After the recent success of the Invisible Man reboot, Blumhouse is preparing to further expand the world of Universal Monsters. According to The Hollywood Reporter, the studio is currently setting up - and aiming to produce - a new take on Dracula. The film would be directed by Karyn Kusama, whose filmography includes Destroyer, Jennifer's Body, and Aeon Flux. Like Invisible Man, the film would reportedly take place in the present-day. The Dracula script is reportedly being written by Matt Manfredi and Phil Hay, who have previously worked with Kusama on films like Destroyer and The Invitation.

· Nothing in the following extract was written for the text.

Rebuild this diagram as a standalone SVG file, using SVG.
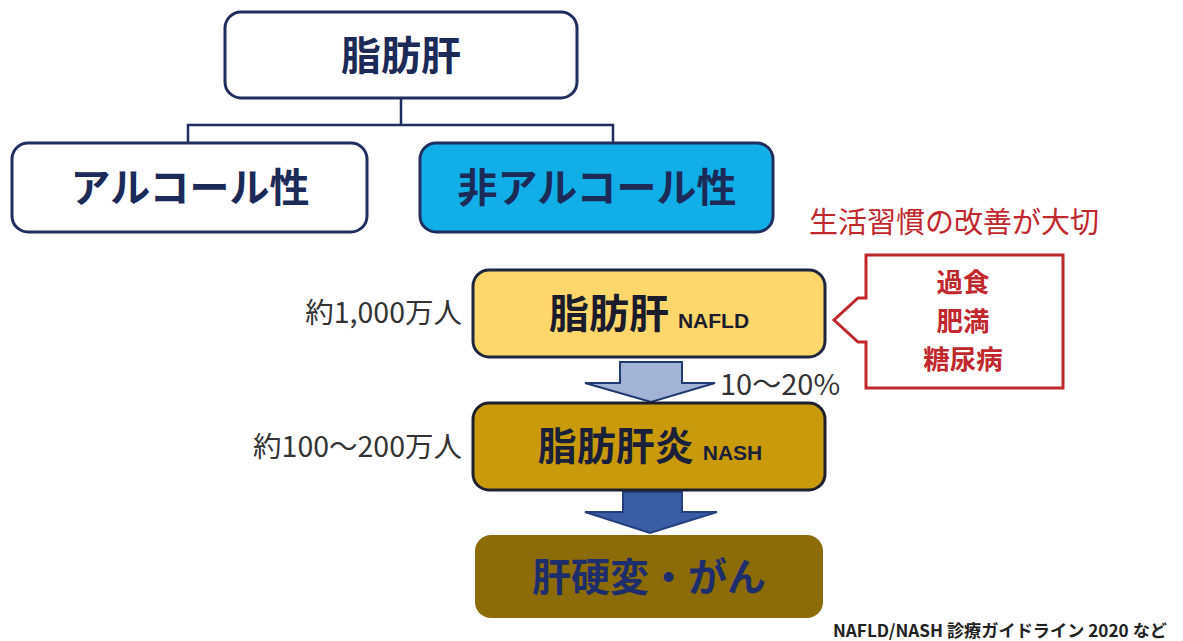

While Dracula is technically in the public domain, the project is expected to ultimately be housed at Universal, which has a first-look deal with Blumhouse and regards the monster to be one of its most iconic horror characters. If the film does come to fruition, it would be part of the studio's story-driven new approach to the Universal Monsters, after the ill-fated introduction of the "Dark Universe" in 2017. The Marvel Cinematic Universe-like franchise would have seen the monsters ultimately uniting after starring in their own solo films, but the idea fizzled out after the poor box office reception of The Mummy.
Now that Invisible Man has been well-received by critics and fans alike, horror fans have wondered if and when Blumhouse would develop another one of the Universal properties.
"I would love to," Jason Blum said in a previous interview. "I've had some version of this conversation. Not a serious one. I would say to Universal, 'What monsters are available that I could play around with?' I would send those things to our seven favorite filmmakers. But I'm not going to talk to Universal until The Invisible Man comes out."
This is just one of several Universal Monster-related projects that the studio has in the works, including Paul Feig's Dark Army movie, and projects involving Elizabeth Banks and John Krasinski.
"They have multiple irons in the fire, but not all will become real," one agent familiar with the studio's plans said in the report.
"It's a 'best idea wins' approach," one producer explained, "and they are having the filmmakers find the individual stories."